De maneira geral, é uma peça boa, em um período que nos carece teatro, visto que o setor cultural ainda sofre das pernas cortadas pelo governo anterior. Vale a pena ser visto, mas apenas por aqueles que sabem diferenciar um teatro drama de um teatro absurdo. Não é uma peça para todos, é uma peça recortada. Não traz acessibilidade social para que todas as “classes” assistam e compreendam, traz discussão para  os meios acadêmicos e técnicos que vão compreender as profundidades do texto. 

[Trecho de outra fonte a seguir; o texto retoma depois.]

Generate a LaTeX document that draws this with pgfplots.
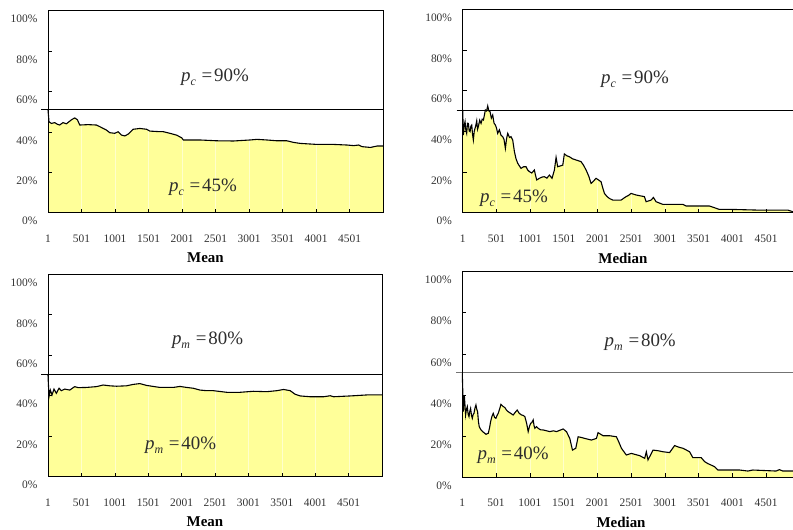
\documentclass[border=0pt]{standalone}
\usepackage{fontspec}
\setmainfont{Liberation Serif}
\usepackage{pgfplots}
\pgfplotsset{compat=1.18}
\usepackage{pgfplotstable}
\definecolor{fillyellow}{RGB}{255,255,153}
\definecolor{anntext}{RGB}{45,45,45}

\pgfplotstableread{
x y
1 51
16 45.0
51 44.2
101 44.6
140 43.8
175 43.4
225 44.6
275 44.0
325 45.3
360 46.2
400 46.9
440 46.0
475 43.4
600 43.6
724 43.4
774 42.6
873 40.9
923 39.6
998 39.3
1048 40.1
1098 38.4
1148 38.0
1197 38.9
1272 41.3
1372 41.7
1472 41.3
1521 40.4
1671 40.1
1721 40.1
1821 39.3
1920 38.4
1995 37.1
2020 36.0
2269 36.0
2518 35.6
2768 35.5
3017 36.0
3117 36.3
3266 36.0
3416 35.6
3565 35.6
3665 34.8
3765 34.3
4014 33.8
4263 33.8
4463 33.5
4562 33.2
4637 33.5
4687 32.7
4812 32.3
4911 33.0
5000 33.0
}\tlmean

\pgfplotstableread{
x y
1 50.5
11 38.2
24 43.0
36 44.8
48 40.5
60 39.0
72 44.0
85 43.9
97 40.2
110 39.8
122 42.5
135 43.1
147 38.5
159 35.7
172 40.0
184 41.5
196 43.0
209 45.2
221 41.0
233 42.3
253 45.5
273 43.9
290 46.0
308 45.6
323 48.0
337 50.5
355 50.0
372 52.5
389 50.0
406 49.7
426 46.5
446 48.0
466 44.0
486 43.1
503 41.5
520 39.0
545 40.7
570 38.0
594 37.4
614 36.0
634 31.6
652 36.5
669 39.0
695 37.0
718 37.4
743 35.7
768 30.0
792 26.5
817 24.3
842 23.0
866 21.8
905 22.6
941 22.6
965 21.0
990 20.2
1025 19.5
1064 21.0
1080 18.5
1099 16.1
1138 16.9
1175 17.5
1213 17.7
1250 17.0
1287 18.5
1326 16.9
1361 21.0
1386 27.2
1410 22.6
1450 23.0
1485 23.4
1509 28.9
1545 28.0
1583 27.5
1630 26.5
1682 25.9
1720 25.5
1756 25.1
1790 23.5
1831 21.0
1870 18.0
1905 14.4
1940 15.5
1979 16.9
2020 16.0
2053 15.2
2080 12.0
2103 9.5
2140 8.0
2177 7.0
2226 6.2
2350 6.2
2424 7.9
2460 8.5
2498 9.5
2572 8.7
2696 7.9
2721 5.4
2795 6.2
2830 7.5
2869 5.4
2968 4.1
3265 4.1
3314 3.3
3660 3.3
3809 1.6
4006 1.6
4353 1.3
4823 1.3
4897 0.5
}\trmedian

\pgfplotstableread{
x y
1 50.2
16 39.5
36 42.8
61 40.4
91 43.3
126 41.2
166 43.7
201 42.5
251 43.3
326 42.8
401 44.5
451 44.0
576 44.1
726 44.5
826 45.3
926 44.9
1026 44.7
1176 44.9
1276 45.6
1376 46.0
1476 45.1
1576 44.6
1676 44.1
1876 44.1
1976 44.6
2076 44.1
2176 43.7
2276 42.8
2376 42.5
2476 42.5
2676 41.7
2876 41.7
3076 42.2
3276 42.0
3426 42.5
3526 43.1
3626 42.5
3701 40.7
3776 39.9
3926 39.5
4126 39.5
4226 40.0
4276 39.5
4526 39.9
4776 40.4
5000 40.4
}\blmean

\pgfplotstableread{
x y
1 50.5
16 31.8
31 39.9
50 30.2
62 33.0
75 34.3
88 30.5
100 29.4
112 32.0
124 33.4
137 30.0
149 28.6
162 30.5
174 31.0
188 33.5
203 35.1
215 33.0
228 31.8
240 27.0
252 24.5
277 23.0
302 22.1
326 21.5
351 20.8
386 21.3
405 24.0
420 26.9
440 29.5
459 31.0
479 29.0
499 28.6
516 30.0
533 31.0
553 33.0
573 35.4
600 34.5
632 33.8
657 32.5
681 31.8
718 31.0
755 30.2
785 31.5
814 32.6
845 31.0
879 30.2
903 30.0
928 29.4
955 26.0
977 22.1
995 24.5
1012 26.1
1030 26.5
1051 27.8
1064 25.0
1076 23.7
1100 24.5
1125 23.7
1160 23.0
1199 22.9
1250 22.5
1298 22.1
1350 22.5
1396 22.1
1450 22.8
1495 23.4
1544 22.1
1593 18.8
1633 13.1
1682 14.0
1717 19.6
1770 19.2
1815 18.8
1914 18.0
1988 18.8
2012 21.6
2086 20.1
2185 20.1
2284 19.6
2320 17.0
2358 14.0
2431 10.7
2505 11.5
2560 11.0
2628 10.4
2703 9.1
2727 12.3
2752 8.3
2826 13.1
2900 12.8
2974 12.3
3072 11.9
3146 15.3
3210 14.5
3270 14.0
3368 12.3
3417 9.4
3541 9.4
3590 7.5
3640 6.5
3688 5.8
3738 5.0
3787 3.4
4108 3.4
4231 2.9
4305 3.4
4650 2.9
4699 3.6
4748 2.9
4897 2.9
}\brmedian

\newcommand{\ann}[3]{\fontsize{19}{22}\selectfont\color{anntext}\textit{#1}\raisebox{-0.5ex}{\fontsize{12}{13}\selectfont\textit{#2}}\hspace{0.3em}=\hspace{0.1em}#3\%}
\newcommand{\whitegrid}{\pgfplotsinvokeforeach{501,1001,1501,2001,2501,3001,3501,4001,4501}{\draw[white, line width=0.3pt, opacity=0.5] (axis cs:##1,0) -- (axis cs:##1,60);}}

\pgfplotsset{
  base/.style={
    scale only axis,
    anchor=south west,
    ymin=0, ymax=100, xmin=1,
    xtick={1,501,1001,1501,2001,2501,3001,3501,4001,4501},
    xticklabels={1,501,1001,1501,2001,2501,3001,3501,4001,4501},
    ytick={0,20,40,60,80,100},
    yticklabels={0\%,20\%,40\%,60\%,80\%,100\%},
    tick align=inside,
    major tick length=4bp,
    xtick pos=left, ytick pos=left,
    axis on top,
    clip=false,
    axis line style={-, line width=0.9pt, black},
    every tick/.style={black, line width=0.6pt},
    tick label style={font=\fontsize{11.5}{13}\selectfont, text=black!80},
    xticklabel style={anchor=center, inner sep=0pt, yshift=-26bp},
    yticklabel style={anchor=east, inner sep=0pt, xshift=-10.5bp, yshift=-8.5bp},
  },
  rightax/.style={
    base,
    separate axis lines,
    axis x line*=box,
    axis y line*=left,
    xmax=4900,
  },
  leftax/.style={base, xmax=5000},
}

\begin{document}
\begin{tikzpicture}
\useasboundingbox (0,0) rectangle (793bp,530bp);

% Top left
\begin{axis}[leftax, at={(48bp,317.3bp)}, width=335bp, height=202bp]
\addplot[draw=none, fill=fillyellow] table {\tlmean} \closedcycle;
\whitegrid
\addplot[black, line width=1.1pt] table {\tlmean};
\draw[black, line width=0.7pt] ([xshift=-7bp]axis cs:1,51) -- (axis cs:5000,51);
\node at (axis cs:2493,67.2) {\ann{p}{c}{90}};
\node at (axis cs:2314,12.7) {\ann{p}{c}{45}};
\node[font=\fontsize{15}{17}\selectfont\bfseries] at ([yshift=-45.3bp]axis description cs:0.47,0) {Mean};
\end{axis}

% Top right
\begin{axis}[rightax, at={(462.7bp,317.3bp)}, width=330.3bp, height=203.4bp]
\addplot[draw=none, fill=fillyellow] table {\trmedian} \closedcycle;
\whitegrid
\addplot[black, line width=1.1pt] table {\trmedian};
\draw[black, line width=0.7pt] ([xshift=-6bp]axis cs:1,50.5) -- (axis cs:4900,50.5);
\node at (axis cs:2557,65.7) {\ann{p}{c}{90}};
\node at (axis cs:762,7.2) {\ann{p}{c}{45}};
\node[font=\fontsize{15}{17}\selectfont\bfseries] at ([yshift=-45.3bp]axis description cs:0.485,0) {Median};
\end{axis}

% Bottom left
\begin{axis}[leftax, at={(48bp,53.3bp)}, width=334bp, height=202.4bp]
\addplot[draw=none, fill=fillyellow] table {\blmean} \closedcycle;
\whitegrid
\addplot[black, line width=1.1pt] table {\blmean};
\draw[black, line width=0.7pt] ([xshift=-7bp]axis cs:1,50.6) -- (axis cs:5000,50.6);
\node at (axis cs:2389,67.5) {\ann{p}{m}{80}};
\node at (axis cs:1986,15.7) {\ann{p}{m}{40}};
\node[font=\fontsize{15}{17}\selectfont\bfseries] at ([yshift=-45.3bp]axis description cs:0.47,0) {Mean};
\end{axis}

% Bottom right
\begin{axis}[rightax, at={(462.3bp,53bp)}, width=330.7bp, height=205.3bp]
\addplot[draw=none, fill=fillyellow] table {\brmedian} \closedcycle;
\whitegrid
\addplot[black, line width=1.1pt] table {\brmedian};
\draw[black!55, line width=1.5pt] ([xshift=-6bp]axis cs:1,50.8) -- (axis cs:4900,50.8);
\node at (axis cs:2637,65.8) {\ann{p}{m}{80}};
\node at (axis cs:753,10.7) {\ann{p}{m}{40}};
\node[font=\fontsize{15}{17}\selectfont\bfseries] at ([yshift=-45bp]axis description cs:0.48,0) {Median};
\end{axis}
\end{tikzpicture}
\end{document}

O tempo e a sala no Festival de Curitiba é uma montagem de Colombo Produções, Texto de Botho Strauss, tradução de Fernanda Boechat. Direção de Leandro Daniel. Direção de Produção de Colombo Produções e Banalíssima Arte. Dramaturgista de Flavio Stein. Elenco de Simone Spoladore, Rodrigo Ferrarini, Jandir Ferrari, Daniel Warren, Ranieri Gonzalez, Adriana Seifer, Leandro Daniel, Maureen Miranda e Bia Arantes. Idealização de Leandro Daniel. Psicanalise e Desenvolvimento Humano: Fabi Broto. Iluminação: Adriana Ortiz. Cenário de Fernando Marés. Figurinos e adereços de Ana Avelar e trilha sonora de Edith de Camargo.